Because I fell in love with an Estonian woman, though the circumstances are a bit different than yours I found many similarities and answers in your books. You have inspired me to consider writing a book, but I am no writer but would really like to share my experiences as you have. A bit of difference though is I’ve fallen in love with an alcoholic. She was a few months sober when I met her and has recently reached the one year mark. We have had trials and tribulations, ups and downs and frankly it’s still challenging. But I feel like I need to share this experience on many levels, even though it hasn’t reach any ultimate conclusion.
So what do I do, I seek the guidance of an experienced writer and fellow American that has fallen in love with Estonia.
I really have no idea where to begin and would like to have your opinion on the matter.
Again, thank you for taking the time and I hope to hear from you soon.
Michael
You need a Grandma with the Strong Character. I don´t know what it means to be bored. Because every time in my childhood when someone mentioned a word about being bored, our grandma immediately found some work to do – laundry, dishes, gardening. We had the country house with the big garden and there was always lot of work to be done. Grandma´s word was an order, so we learnt quickly who to organize our own games& life without being bored.

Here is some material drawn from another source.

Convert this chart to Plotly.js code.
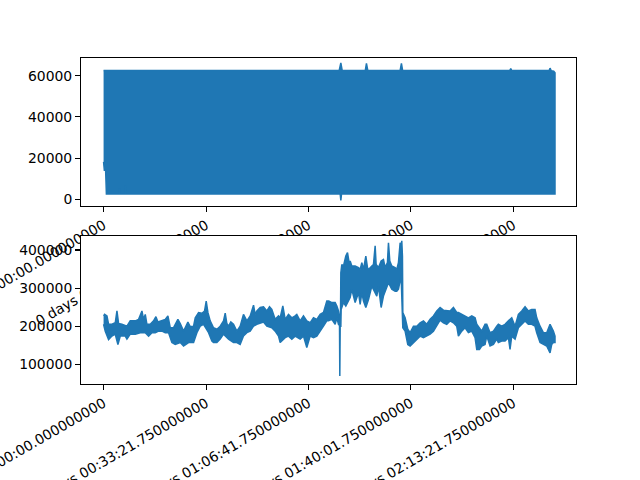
<!DOCTYPE html>
<html><head><meta charset="utf-8">
<script src="https://cdn.plot.ly/plotly-3.0.1.min.js"></script>
<style>body{margin:0;background:#fff}</style>
</head><body>
<div id="chart" style="width:640px;height:480px"></div>
<script>
// x tick positions (seconds) and their labels
const tickSeconds = [0, 2001.75, 4001.75, 6001.75, 8001.75];
const tickLabels = [
  "0 days 00:00:00.000000000",
  "0 days 00:33:21.750000000",
  "0 days 01:06:41.750000000",
  "0 days 01:40:01.750000000",
  "0 days 02:13:21.750000000"
];

// Top panel: dense oscillating signal, read as its upper and lower envelope
const counterUpperT = [0, 4600, 4633, 4660, 5110, 5133, 5160, 5790, 5816, 5840, 7930, 7951, 7970, 8700, 8718, 8740, 8790, 8815];
const counterUpperV = [62500, 62500, 66200, 62500, 62500, 66000, 62500, 62500, 66000, 62500, 62500, 63500, 62500, 62500, 63700, 62500, 62200, 61500];
const counterLowerT = [0, 15, 40, 55, 300, 310, 320, 420, 425, 432, 4620, 4633, 4646, 8815];
const counterLowerV = [18200, 14100, 14100, 2600, 2600, 5200, 2600, 2600, 6800, 2600, 2600, -500, 2600, 2600];

// Bottom panel: noisy signal, upper and lower envelope of the drawn line
const totalUpperT = [0,20,66,98,163,228,261,293,358,456,521,619,684,749,781,814,846,911,976,1022,1061,1139,1204,1256,1302,1367,1412,1451,1497,1562,1607,1646,1692,1757,1790,1855,1920,1972,2004,2037,2082,2147,2212,2277,2342,2375,2407,2440,2485,2537,2602,2667,2732,2798,2863,2928,2960,2993,3058,3123,3188,3240,3285,3350,3416,3448,3500,3546,3611,3676,3741,3773,3838,3903,3968,4034,4099,4164,4229,4294,4359,4398,4457,4522,4555,4587,4613,4626,4633,4652,4685,4730,4763,4795,4815,4847,4912,4978,5010,5043,5075,5121,5153,5173,5238,5270,5303,5322,5368,5420,5465,5498,5543,5563,5589,5628,5693,5725,5758,5791,5810,5823,5836,5843,5888,5940,5986,6051,6116,6181,6246,6311,6376,6441,6506,6571,6636,6701,6766,6831,6896,6929,6994,7059,7124,7189,7254,7287,7339,7384,7449,7482,7547,7612,7677,7709,7774,7839,7905,7970,8035,8100,8165,8230,8295,8360,8425,8458,8523,8588,8653,8718,8783,8815];
const totalUpperV = [227000,231000,227000,205000,205000,209000,240000,207000,205000,200000,214000,214000,218000,240000,218000,231000,205000,205000,214000,225000,211000,214000,218000,227000,196000,196000,209000,218000,207000,187000,200000,211000,199000,200000,222000,236000,234000,240000,266000,236000,214000,196000,192000,200000,214000,234000,207000,200000,211000,205000,187000,200000,231000,214000,227000,255000,231000,240000,249000,251000,240000,251000,244000,218000,227000,222000,253000,218000,231000,222000,227000,231000,214000,227000,214000,209000,222000,218000,231000,236000,266000,266000,262000,262000,253000,240000,218000,218000,340000,362000,358000,384000,393000,367000,371000,358000,358000,354000,349000,367000,349000,384000,354000,349000,358000,362000,411000,362000,354000,371000,375000,354000,367000,419000,371000,358000,354000,349000,367000,419000,402000,424000,384000,236000,222000,192000,183000,200000,200000,209000,214000,205000,218000,227000,240000,249000,242000,240000,240000,249000,236000,236000,231000,227000,222000,227000,222000,205000,196000,187000,205000,205000,183000,187000,200000,205000,200000,205000,214000,222000,200000,231000,240000,251000,240000,244000,244000,222000,200000,183000,183000,205000,187000,174000];
const totalLowerT = [0,33,98,163,228,280,326,423,456,521,619,716,814,879,944,1009,1074,1139,1204,1269,1334,1399,1497,1562,1659,1757,1822,1887,1952,2050,2115,2147,2212,2277,2342,2440,2537,2602,2667,2732,2798,2863,2928,2993,3058,3123,3188,3285,3350,3416,3448,3546,3611,3676,3741,3773,3838,3903,3968,4034,4099,4164,4229,4294,4359,4392,4457,4522,4555,4587,4607,4613,4620,4633,4639,4685,4730,4763,4815,4847,4912,4978,5010,5043,5075,5121,5173,5238,5303,5335,5368,5420,5465,5498,5563,5628,5693,5725,5758,5810,5843,5888,5940,5986,6051,6116,6181,6246,6311,6376,6441,6506,6571,6636,6701,6766,6831,6896,6929,6994,7059,7124,7189,7254,7287,7339,7384,7449,7482,7547,7612,7677,7709,7774,7839,7905,7937,7970,8035,8100,8165,8230,8295,8360,8425,8458,8523,8588,8653,8718,8750,8783,8815];
const totalLowerV = [205000,187000,165000,174000,179000,152000,174000,174000,166000,179000,179000,183000,183000,174000,183000,183000,187000,187000,183000,183000,157000,152000,157000,148000,157000,157000,183000,200000,205000,183000,161000,157000,157000,166000,179000,166000,157000,157000,152000,174000,183000,187000,200000,205000,209000,211000,200000,196000,187000,174000,157000,170000,174000,166000,174000,170000,166000,174000,144000,174000,170000,174000,187000,200000,214000,214000,218000,205000,222000,205000,202000,69000,200000,200000,244000,262000,253000,262000,275000,297000,262000,288000,257000,288000,266000,249000,270000,305000,288000,279000,305000,249000,279000,288000,314000,297000,292000,292000,297000,332000,196000,187000,152000,148000,157000,166000,174000,170000,174000,179000,187000,200000,216000,209000,205000,214000,209000,200000,174000,187000,196000,183000,187000,170000,139000,139000,148000,152000,174000,148000,152000,166000,157000,161000,161000,170000,139000,174000,166000,196000,205000,214000,205000,205000,200000,183000,157000,152000,148000,130000,152000,157000,157000];

const BLUE = '#1f77b4';
function band(tU, vU, tL, vL, xa, ya) {
  return {
    type: 'scatter', mode: 'lines',
    x: tU.concat(tL.slice().reverse()),
    y: vU.concat(vL.slice().reverse()),
    fill: 'toself', fillcolor: BLUE,
    line: {color: BLUE, width: 1.5},
    xaxis: xa, yaxis: ya, hoverinfo: 'skip'
  };
}

const traces = [
  band(counterUpperT, counterUpperV, counterLowerT, counterLowerV, 'x', 'y'),
  band(totalUpperT, totalUpperV, totalLowerT, totalLowerV, 'x2', 'y2')
];

const font = {family: 'DejaVu Sans', size: 13.9, color: 'black'};
const axisBase = {
  showline: true, mirror: true, linecolor: 'black', linewidth: 1.1,
  ticks: 'outside', ticklen: 4.9, tickwidth: 1.1, tickcolor: 'black',
  showgrid: false, zeroline: false, tickfont: font, ticklabeloverflow: 'allow'
};
const xBase = Object.assign({}, axisBase, {
  range: [-441, 9225], tickmode: 'array', tickvals: tickSeconds, ticktext: tickLabels, tickangle: -30
});

const layout = {
  width: 640, height: 480,
  margin: {l: 81, r: 64, t: 58, b: 96},
  paper_bgcolor: 'white', plot_bgcolor: 'white', showlegend: false,
  xaxis: Object.assign({}, xBase, {anchor: 'y', domain: [0, 1]}),
  yaxis: Object.assign({}, axisBase, {anchor: 'x', domain: [0.546, 1], range: [-3270, 68630],
    tickmode: 'array', tickvals: [0, 20000, 40000, 60000], tickformat: 'd'}),
  xaxis2: Object.assign({}, xBase, {anchor: 'y2', domain: [0, 1]}),
  yaxis2: Object.assign({}, axisBase, {anchor: 'x2', domain: [0, 0.454], range: [48300, 436700],
    tickmode: 'array', tickvals: [100000, 200000, 300000, 400000], tickformat: 'd'}),
  // white backdrop of the lower panel (hides the upper panel's overhanging tick labels, as in the original)
  shapes: [{type: 'rect', xref: 'x2', yref: 'y2', x0: -1e7, x1: 1e7, y0: -1e9, y1: 1e9,
    fillcolor: 'white', line: {width: 0}, layer: 'between'}]
};

Plotly.newPlot('chart', traces, layout, {staticPlot: true, displayModeBar: false});
</script>
</body></html>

Thank you for your books! My mother is Estonian and I see many of her character traits explained through your eyes! You have presented Estonia with humor and sarcasm, but also with respect. I laugh out loud while reading, then I slow down as I progress through the book because I don’t want it to end. My mother and niece and I will be in Estonia in 5 days. I gave my niece your books to read because she hasn’t experienced my mother as I have – a lot of these traits are gone now and she has been more Americanized. Nonetheless, my niece also loves your books and says she has learned about Estonia through them. Again, thank you. Don’t stop!!